▶ _Aim of the task_
Give the data below again exactly as written, without its pictures.

▶ _Data segment_

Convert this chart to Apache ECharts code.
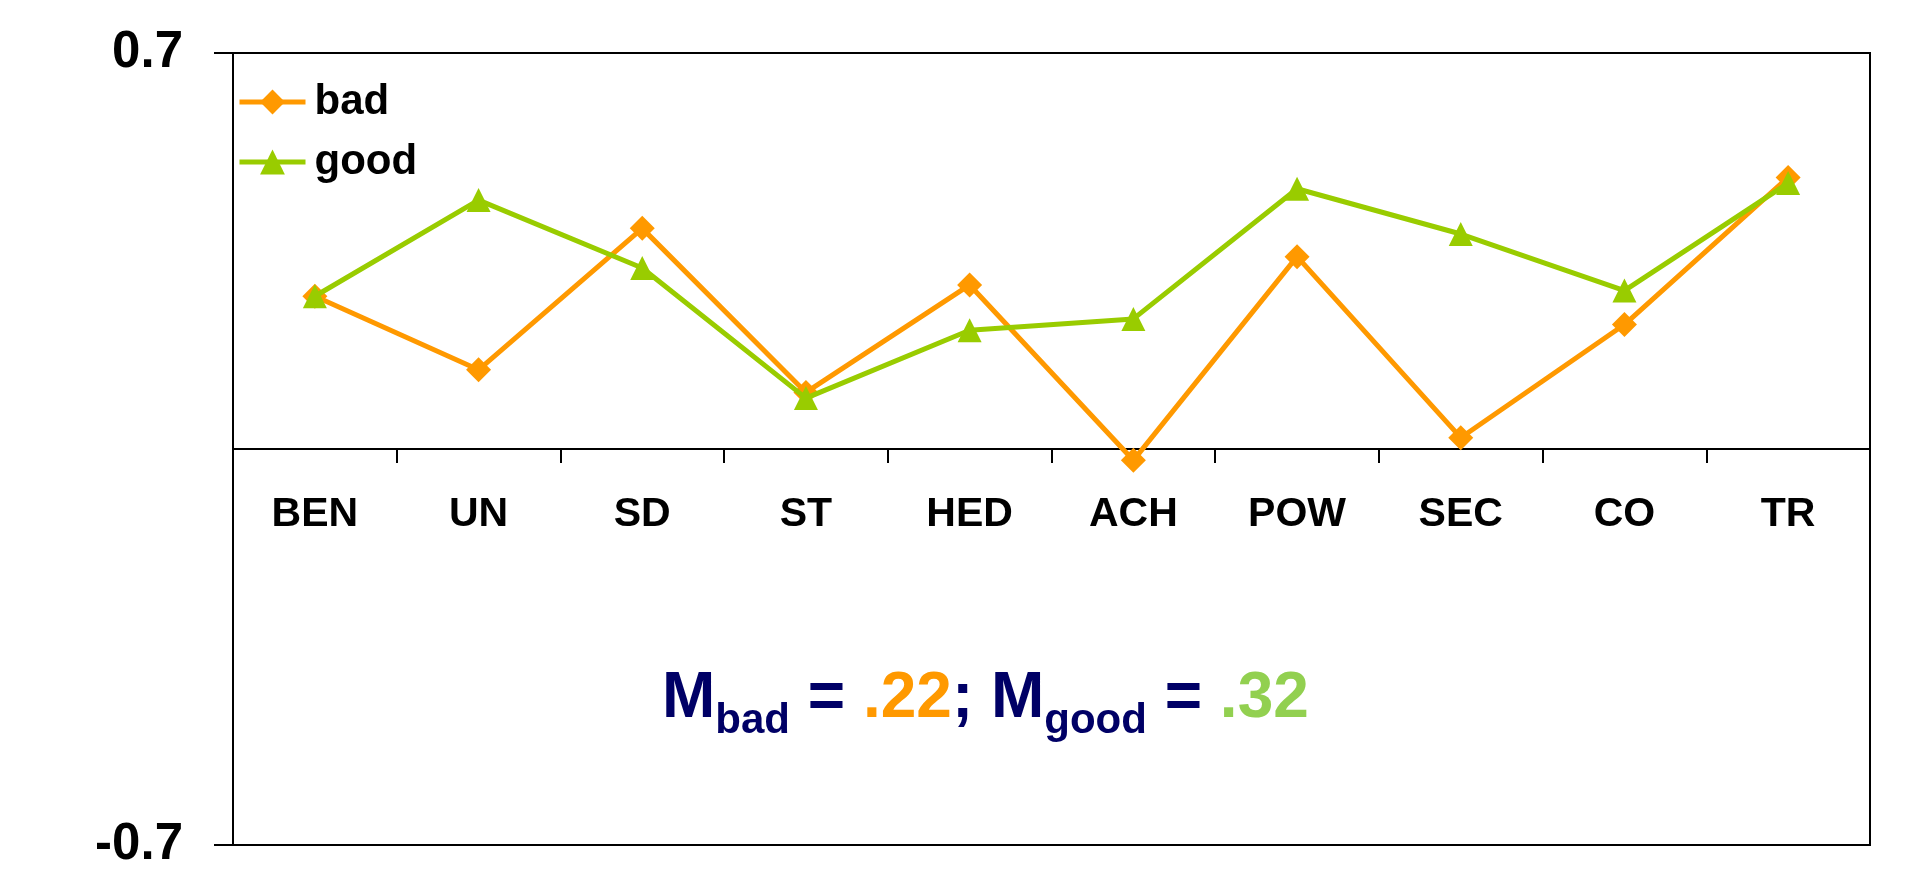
<!DOCTYPE html>
<html>
<head>
<meta charset="utf-8">
<script src="https://cdn.jsdelivr.net/npm/echarts@6/dist/echarts.min.js"></script>
<style>
  html, body { margin: 0; padding: 0; background: #ffffff; }
  #chart { width: 1913px; height: 872px; }
</style>
</head>
<body>
<div id="chart"></div>
<script>
// Value orientations per category, for the two groups
var categories = ['BEN', 'UN', 'SD', 'ST', 'HED', 'ACH', 'POW', 'SEC', 'CO', 'TR'];
var badValues  = [0.27, 0.14, 0.39, 0.10, 0.29, -0.02, 0.34, 0.02, 0.22, 0.48];
var goodValues = [0.27, 0.44, 0.32, 0.09, 0.21, 0.23, 0.46, 0.38, 0.28, 0.47];
var yMin = -0.7;
var yMax = 0.7;
var meanBad = '.22';
var meanGood = '.32';

var FONT = '"Liberation Sans", Arial, sans-serif';
var ORANGE = '#FF9900';
var GREEN = '#99CC00';

var chart = echarts.init(document.getElementById('chart'), null, { renderer: 'canvas' });

chart.setOption({
  animation: false,
  backgroundColor: '#ffffff',
  grid: {
    left: 233, top: 53, right: 43, bottom: 27,
    outerBoundsMode: 'none',
    containLabel: false,
    show: true, borderColor: '#000000', borderWidth: 2, backgroundColor: 'transparent'
  },
  legend: {
    orient: 'vertical',
    left: 237, top: 81,
    padding: 0,
    itemWidth: 66, itemHeight: 31, itemGap: 18,
    data: ['bad', 'good'],
    lineStyle: { width: 5 },
    textStyle: { fontFamily: FONT, fontWeight: 'bold', fontSize: 42, color: '#000000', padding: [0, 0, 0, 4] }
  },
  xAxis: {
    type: 'category',
    data: categories,
    boundaryGap: true,
    axisLine: { onZero: true, lineStyle: { color: '#000000', width: 2 } },
    axisTick: { show: true, length: 14, lineStyle: { color: '#000000', width: 2 } },
    axisLabel: {
      // category names sit just under the zero line
      interval: 0, margin: -351,
      fontFamily: FONT, fontWeight: 'bold', fontSize: 41, color: '#000000'
    },
    splitLine: { show: false }
  },
  yAxis: {
    type: 'value',
    min: yMin, max: yMax, interval: yMax - yMin,
    axisLine: { show: true, lineStyle: { color: '#000000', width: 2 } },
    axisTick: { show: true, length: 19, lineStyle: { color: '#000000', width: 2 } },
    axisLabel: {
      margin: 50,
      fontFamily: FONT, fontWeight: 'bold', fontSize: 51, color: '#000000'
    },
    splitLine: { show: false }
  },
  series: [
    {
      name: 'bad', type: 'line', data: badValues,
      symbol: 'diamond', symbolSize: 25,
      lineStyle: { color: ORANGE, width: 5 },
      itemStyle: { color: ORANGE },
      z: 3
    },
    {
      name: 'good', type: 'line', data: goodValues,
      symbol: 'triangle', symbolSize: 24,
      lineStyle: { color: GREEN, width: 5 },
      itemStyle: { color: GREEN },
      z: 4
    }
  ],
  graphic: [
    {
      type: 'text',
      left: 662, top: 667,
      style: {
        text: '{m|M}{sb|bad}{m| = }{o|' + meanBad + '}{m|; M}{sb|good}{m| = }{g|' + meanGood + '}',
        rich: {
          m:  { fontFamily: FONT, fontWeight: 'bold', fontSize: 64, lineHeight: 86, fill: '#000066', color: '#000066' },
          o:  { fontFamily: FONT, fontWeight: 'bold', fontSize: 64, lineHeight: 86, fill: ORANGE, color: ORANGE },
          g:  { fontFamily: FONT, fontWeight: 'bold', fontSize: 64, lineHeight: 86, fill: '#92D050', color: '#92D050' },
          sb: { fontFamily: FONT, fontWeight: 'bold', fontSize: 42, lineHeight: 42, verticalAlign: 'bottom', fill: '#000066', color: '#000066' }
        }
      }
    }
  ]
});
</script>
</body>
</html>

▶ _Result below_
Convert this chart to Apache ECharts code.
<!DOCTYPE html>
<html>
<head>
<meta charset="utf-8">
<script src="https://cdn.jsdelivr.net/npm/echarts@6/dist/echarts.min.js"></script>
<style>
  html, body { margin: 0; padding: 0; background: #ffffff; }
  #chart { width: 1913px; height: 872px; }
</style>
</head>
<body>
<div id="chart"></div>
<script>
// Value orientations per category, for the two groups
var categories = ['BEN', 'UN', 'SD', 'ST', 'HED', 'ACH', 'POW', 'SEC', 'CO', 'TR'];
var badValues  = [0.27, 0.14, 0.39, 0.10, 0.29, -0.02, 0.34, 0.02, 0.22, 0.48];
var goodValues = [0.27, 0.44, 0.32, 0.09, 0.21, 0.23, 0.46, 0.38, 0.28, 0.47];
var yMin = -0.7;
var yMax = 0.7;
var meanBad = '.22';
var meanGood = '.32';

var FONT = '"Liberation Sans", Arial, sans-serif';
var ORANGE = '#FF9900';
var GREEN = '#99CC00';

var chart = echarts.init(document.getElementById('chart'), null, { renderer: 'canvas' });

chart.setOption({
  animation: false,
  backgroundColor: '#ffffff',
  grid: {
    left: 233, top: 53, right: 43, bottom: 27,
    outerBoundsMode: 'none',
    containLabel: false,
    show: true, borderColor: '#000000', borderWidth: 2, backgroundColor: 'transparent'
  },
  legend: {
    orient: 'vertical',
    left: 237, top: 81,
    padding: 0,
    itemWidth: 66, itemHeight: 31, itemGap: 18,
    data: ['bad', 'good'],
    lineStyle: { width: 5 },
    textStyle: { fontFamily: FONT, fontWeight: 'bold', fontSize: 42, color: '#000000', padding: [0, 0, 0, 4] }
  },
  xAxis: {
    type: 'category',
    data: categories,
    boundaryGap: true,
    axisLine: { onZero: true, lineStyle: { color: '#000000', width: 2 } },
    axisTick: { show: true, length: 14, lineStyle: { color: '#000000', width: 2 } },
    axisLabel: {
      // category names sit just under the zero line
      interval: 0, margin: -351,
      fontFamily: FONT, fontWeight: 'bold', fontSize: 41, color: '#000000'
    },
    splitLine: { show: false }
  },
  yAxis: {
    type: 'value',
    min: yMin, max: yMax, interval: yMax - yMin,
    axisLine: { show: true, lineStyle: { color: '#000000', width: 2 } },
    axisTick: { show: true, length: 19, lineStyle: { color: '#000000', width: 2 } },
    axisLabel: {
      margin: 50,
      fontFamily: FONT, fontWeight: 'bold', fontSize: 51, color: '#000000'
    },
    splitLine: { show: false }
  },
  series: [
    {
      name: 'bad', type: 'line', data: badValues,
      symbol: 'diamond', symbolSize: 25,
      lineStyle: { color: ORANGE, width: 5 },
      itemStyle: { color: ORANGE },
      z: 3
    },
    {
      name: 'good', type: 'line', data: goodValues,
      symbol: 'triangle', symbolSize: 24,
      lineStyle: { color: GREEN, width: 5 },
      itemStyle: { color: GREEN },
      z: 4
    }
  ],
  graphic: [
    {
      type: 'text',
      left: 662, top: 667,
      style: {
        text: '{m|M}{sb|bad}{m| = }{o|' + meanBad + '}{m|; M}{sb|good}{m| = }{g|' + meanGood + '}',
        rich: {
          m:  { fontFamily: FONT, fontWeight: 'bold', fontSize: 64, lineHeight: 86, fill: '#000066', color: '#000066' },
          o:  { fontFamily: FONT, fontWeight: 'bold', fontSize: 64, lineHeight: 86, fill: ORANGE, color: ORANGE },
          g:  { fontFamily: FONT, fontWeight: 'bold', fontSize: 64, lineHeight: 86, fill: '#92D050', color: '#92D050' },
          sb: { fontFamily: FONT, fontWeight: 'bold', fontSize: 42, lineHeight: 42, verticalAlign: 'bottom', fill: '#000066', color: '#000066' }
        }
      }
    }
  ]
});
</script>
</body>
</html>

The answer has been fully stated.